Евродепутат Ян Келлер недавно заявил, что причина определенного дружелюбия немалой части чешских левых по отношению к современной России заключается совсем не в том, что они восхищаются властью сильной руки Владимира Путина, которая сопровождается недоверием к Западу – тому самому Западу, который ряд интеллектуалов из окружения Чешской социал-демократической партии ČSSD систематически критикует или прямо обвиняет в том, что он вынудил Россию вести ее нынешнюю агрессивную политику.
Причина, в первую очередь, заключается в страхе того, что нынешняя конфронтационная политика в отношении России может вылиться в более крупный конфликт. Иными словами, та часть чешского демократического левого крыла, которая склоняется к примирению с Россией и призывает Запад и Украину к переговорам, прежде всего печется о мире.
И что с того, что некоторые выдающиеся интеллектуалы из среды чешских левых пишут тексты, которые, скорее, говорят об их убежденности в том, что путинская Россия имеет на свои теперешние действия право в свете западной политики, а также истории России и Украины (Вацлав Жак, Вацлав Бьелоградский), или даже расхваливают Путина за то, что именно его авторитарная власть якобы сумела осадить российских олигархов – чего Украине до сих пор сделать так и не удалось (Петр Угл).
Тот факт, что одновременно с этим Путин «осадил» российскую демократию и является самым последним политиком из всех, кто мог бы поучать Украину – или даже Запад и демократические режимы – похоже, с их точки зрения не так важен.
Но вернемся к аргументу Келлера о «голубиных» побуждениях той части чешских социал-демократов, которая призывает Запад договариваться с Путиным вместо того, чтобы давить на него санкциями и политически его изолировать. Если бы этот аргумент был правдивым, то из него следовало бы два вывода.
Во-первых, из этого можно было бы заключить, что Запад, вероятно, не стремится к мирному урегулированию конфликта на Украине, потому что в противном случае он рассуждал бы так же, как та часть чешских левых, которая видит в большей уступчивости Путину путь к поддержанию мира.

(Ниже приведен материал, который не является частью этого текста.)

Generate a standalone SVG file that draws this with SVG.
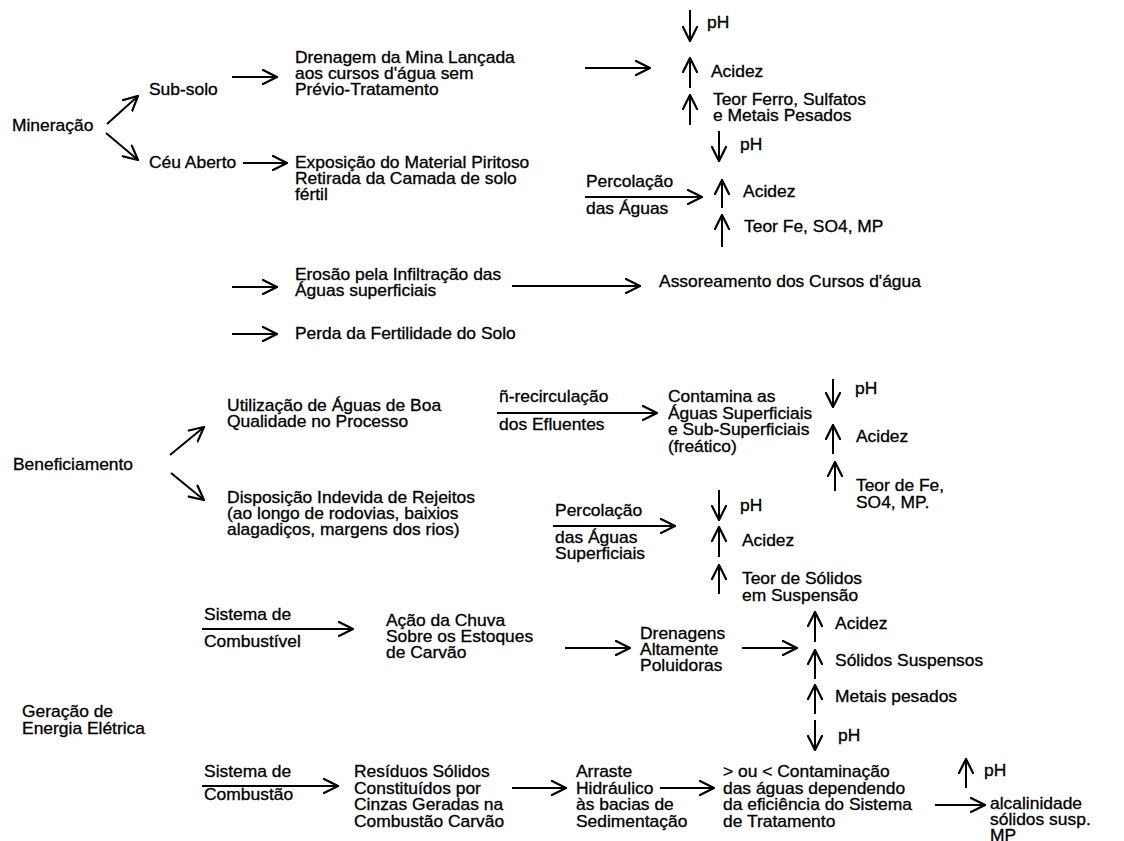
<svg xmlns="http://www.w3.org/2000/svg" width="1124" height="841" viewBox="0 0 1124 841">
<style>
text{font-family:"Liberation Sans",Arial,sans-serif;font-size:16px;fill:#000;stroke:#000;stroke-width:0.3px}
.c line{stroke:#000;stroke-width:2;fill:none;marker-end:url(#ah)}
</style>
<defs>
<marker id="ah" viewBox="0 0 16 16" refX="15" refY="8" markerWidth="16" markerHeight="16" markerUnits="userSpaceOnUse" orient="auto">
<path d="M0,0.5 L15,8 L0,15.5" fill="none" stroke="#000" stroke-width="2.2"/>
</marker>
</defs>
<rect width="1124" height="841" fill="#fff"/>

<g id="nodes" transform="scale(1.09 1)">
<g id="mineracao"><text x="11" y="131">Mineração</text></g>
<g id="subsolo"><text x="136.7" y="95">Sub-solo</text></g>
<g id="ceuaberto"><text x="136.7" y="168">Céu Aberto</text></g>
<g id="drenagem"><text x="270.6" y="63">Drenagem da Mina Lançada</text><text x="270.6" y="79">aos cursos d'água sem</text><text x="270.6" y="95">Prévio-Tratamento</text></g>
<g id="exposicao"><text x="270.6" y="168">Exposição do Material Piritoso</text><text x="270.6" y="184">Retirada da Camada de solo</text><text x="270.6" y="200">fértil</text></g>
<g id="erosao"><text x="270.6" y="280">Erosão pela Infiltração das</text><text x="270.6" y="296">Águas superficiais</text></g>
<g id="assoreamento"><text x="604.6" y="287">Assoreamento dos Cursos d'água</text></g>
<g id="perda"><text x="270.6" y="339">Perda da Fertilidade do Solo</text></g>
<g id="ef1">
<text x="648.6" y="28">pH</text>
<text x="652.3" y="77">Acidez</text>
<text x="654.1" y="105">Teor Ferro, Sulfatos</text><text x="654.1" y="121">e Metais Pesados</text>
</g>
<g id="ef2">
<text x="678.9" y="150">pH</text>
<text x="681.7" y="197">Acidez</text>
<text x="682.6" y="232">Teor Fe, SO4, MP</text>
</g>
<g id="lbl-perc1"><text x="537.6" y="187">Percolação</text><text x="537.6" y="214">das Águas</text></g>

<g id="beneficiamento"><text x="11.9" y="470">Beneficiamento</text></g>
<g id="utilizacao"><text x="208.3" y="411">Utilização de Águas de Boa</text><text x="208.3" y="427">Qualidade no Processo</text></g>
<g id="lbl-recirc"><text x="457.8" y="402">ñ-recirculação</text><text x="457.8" y="430">dos Efluentes</text></g>
<g id="contamina"><text x="612.8" y="402">Contamina as</text><text x="612.8" y="419">Águas Superficiais</text><text x="612.8" y="435">e Sub-Superficiais</text><text x="612.8" y="452">(freático)</text></g>
<g id="ef3">
<text x="784.4" y="394">pH</text>
<text x="785.3" y="442">Acidez</text>
<text x="785.3" y="491">Teor de Fe,</text><text x="785.3" y="508">SO4, MP.</text>
</g>
<g id="disposicao"><text x="208.3" y="503">Disposição Indevida de Rejeitos</text><text x="208.3" y="519">(ao longo de rodovias, baixios</text><text x="208.3" y="535">alagadiços, margens dos rios)</text></g>
<g id="lbl-perc2"><text x="509.2" y="516">Percolação</text><text x="509.2" y="543">das Águas</text><text x="509.2" y="559">Superficiais</text></g>
<g id="ef4">
<text x="678.9" y="511">pH</text>
<text x="680.7" y="546">Acidez</text>
<text x="680.7" y="584">Teor de Sólidos</text><text x="680.7" y="601">em Suspensão</text>
</g>

<g id="geracao"><text x="20.2" y="717">Geração de</text><text x="20.2" y="734">Energia Elétrica</text></g>
<g id="lbl-comb1"><text x="187.2" y="620">Sistema de</text><text x="187.2" y="647">Combustível</text></g>
<g id="acao"><text x="354.1" y="626">Ação da Chuva</text><text x="354.1" y="642">Sobre os Estoques</text><text x="354.1" y="658">de Carvão</text></g>
<g id="drenagens"><text x="587.2" y="639">Drenagens</text><text x="587.2" y="655">Altamente</text><text x="587.2" y="671">Poluidoras</text></g>
<g id="ef5">
<text x="766.1" y="629">Acidez</text>
<text x="766.1" y="666">Sólidos Suspensos</text>
<text x="766.1" y="702">Metais pesados</text>
<text x="768.8" y="741">pH</text>
</g>
<g id="lbl-comb2"><text x="187.2" y="777">Sistema de</text><text x="187.2" y="800">Combustão</text></g>
<g id="residuos"><text x="324.8" y="777">Resíduos Sólidos</text><text x="324.8" y="794">Constituídos por</text><text x="324.8" y="810">Cinzas Geradas na</text><text x="324.8" y="827">Combustão Carvão</text></g>
<g id="arraste"><text x="528.4" y="777">Arraste</text><text x="528.4" y="794">Hidráulico</text><text x="528.4" y="810">às bacias de</text><text x="528.4" y="827">Sedimentação</text></g>
<g id="contaminacao"><text x="663.3" y="777">&gt; ou &lt; Contaminação</text><text x="663.3" y="794">das águas dependendo</text><text x="663.3" y="810">da eficiência do Sistema</text><text x="663.3" y="827">de Tratamento</text></g>
<g id="ef6"><text x="902.8" y="776">pH</text></g>
<g id="alcalinidade"><text x="908.3" y="809">alcalinidade</text><text x="908.3" y="825">sólidos susp.</text><text x="908.3" y="841">MP</text></g>
</g>

<g id="connectors" class="c">
<line x1="107" y1="124" x2="138" y2="96"/>
<line x1="106" y1="133" x2="138" y2="160"/>
<line x1="232" y1="77" x2="277" y2="77"/>
<line x1="243" y1="163" x2="287" y2="163"/>
<line x1="585" y1="68" x2="650" y2="68"/>
<line x1="690" y1="10" x2="690" y2="41"/>
<line x1="690" y1="88" x2="690" y2="58"/>
<line x1="690" y1="125" x2="690" y2="95"/>
<line x1="719" y1="131" x2="719" y2="161"/>
<line x1="585" y1="197" x2="702" y2="197"/>
<line x1="722" y1="208" x2="722" y2="180"/>
<line x1="722" y1="247" x2="722" y2="215"/>
<line x1="232" y1="287" x2="277" y2="287"/>
<line x1="512" y1="286" x2="640" y2="286"/>
<line x1="232" y1="334" x2="277" y2="334"/>
<line x1="170" y1="455" x2="204" y2="427"/>
<line x1="171" y1="473" x2="204" y2="500"/>
<line x1="497" y1="413" x2="657" y2="413"/>
<line x1="833" y1="379" x2="833" y2="407"/>
<line x1="833" y1="454" x2="833" y2="425"/>
<line x1="835" y1="491" x2="835" y2="462"/>
<line x1="553" y1="526" x2="675" y2="526"/>
<line x1="719" y1="490" x2="719" y2="520"/>
<line x1="719" y1="557" x2="719" y2="527"/>
<line x1="719" y1="594" x2="719" y2="565"/>
<line x1="202" y1="629" x2="353" y2="629"/>
<line x1="565" y1="648" x2="630" y2="648"/>
<line x1="742" y1="648" x2="797" y2="648"/>
<line x1="815" y1="642" x2="815" y2="612"/>
<line x1="815" y1="679" x2="815" y2="650"/>
<line x1="815" y1="714" x2="815" y2="685"/>
<line x1="815" y1="720" x2="815" y2="750"/>
<line x1="202" y1="786" x2="338" y2="786"/>
<line x1="512" y1="788" x2="566" y2="788"/>
<line x1="660" y1="788" x2="714" y2="788"/>
<line x1="966" y1="788" x2="966" y2="759"/>
<line x1="935" y1="805" x2="985" y2="805"/>
</g>
</svg>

Второй вывод, очевидно, такой: левые, оказывается, более миролюбивы, чем правые. Ведь чешские правые партии, как и некоторые «центровые» политики партии ČSSD, «идут в ногу» с официальной политикой Европейского Союза и США в отношении России.
Вместе с ними они осуждают российские действия на Украине и утверждают, что важно продемонстрировать России, что ее агрессию западный мир терпеть не станет и не будет потворствовать ей, признав новые российские территории, полученные в результате применения военной силой, и сделав вид, что на Украине просто идет гражданская война, что в разрешении конфликта Россия на переговорах с Западом и Украиной должна выступать просто как сторона, не участвующая в войне – то есть как эдакий миротворец, который в возникновении нынешнего кризиса никакого участия не принимал.
На самом деле, разумеется, чешские правые и Запад заинтересованы в мире ни чуть не меньше, чем чешские левые. От той части чешских левых, которая полагает, что мира можно достигнуть, вступив в переговоры с Путиным и закрыв глаза на то, что ему удалось урвать у Украины, успокоив таким образом Россию, правые и Запад отличаются, в первую очередь, тем, что в свете исторического опыта (пример – Мюнхен, 1938 год) они полагают, что политика попустительства, к сожалению, никогда не приводила к миру. И что и на этот раз ничего хорошего не выйдет. Даже напротив, агрессор может воспринять это как признак слабости, которую можно использовать для дальнейшей экспансии.
Так что речь не идет о соперничестве более и менее миролюбивых среди нас, а, скорее, о споре о том, как достичь мира и разрешения конфликта.
Однако необходимо подчеркнуть, что тот, кто следит за взглядами чешских левых (как в текстах уже упомянутых мыслителей, так и в интернет-дискуссиях и выступлениях некоторых политиков), не может избавиться от ощущения, что за симпатиями к путинской России стоит не только страх того, что из-за недостатка уступчивости мы ставим под угрозу мир.
Симпатии к России, как кажется, имеют у большей части левых более глубокие корни. Поскольку сам Путин уж точно не является представителем демократических левых, а напротив, поддерживает партии крайне правого толка по всей Европе, вероятно, симпатии части нашего посткоммунистического левого крыла к Путину вряд ли связаны с чувством солидарности, которое эта группа могла бы испытывать по отношению к действиям правителя левого толка в России, если бы Путин таковым был. Намного более вероятным кажется то, что симпатия по отношению к Путину связана с отторжением и неприятием Запада и с определенным, доставшимся по наследству из прошлого восхищением «сильной» властью.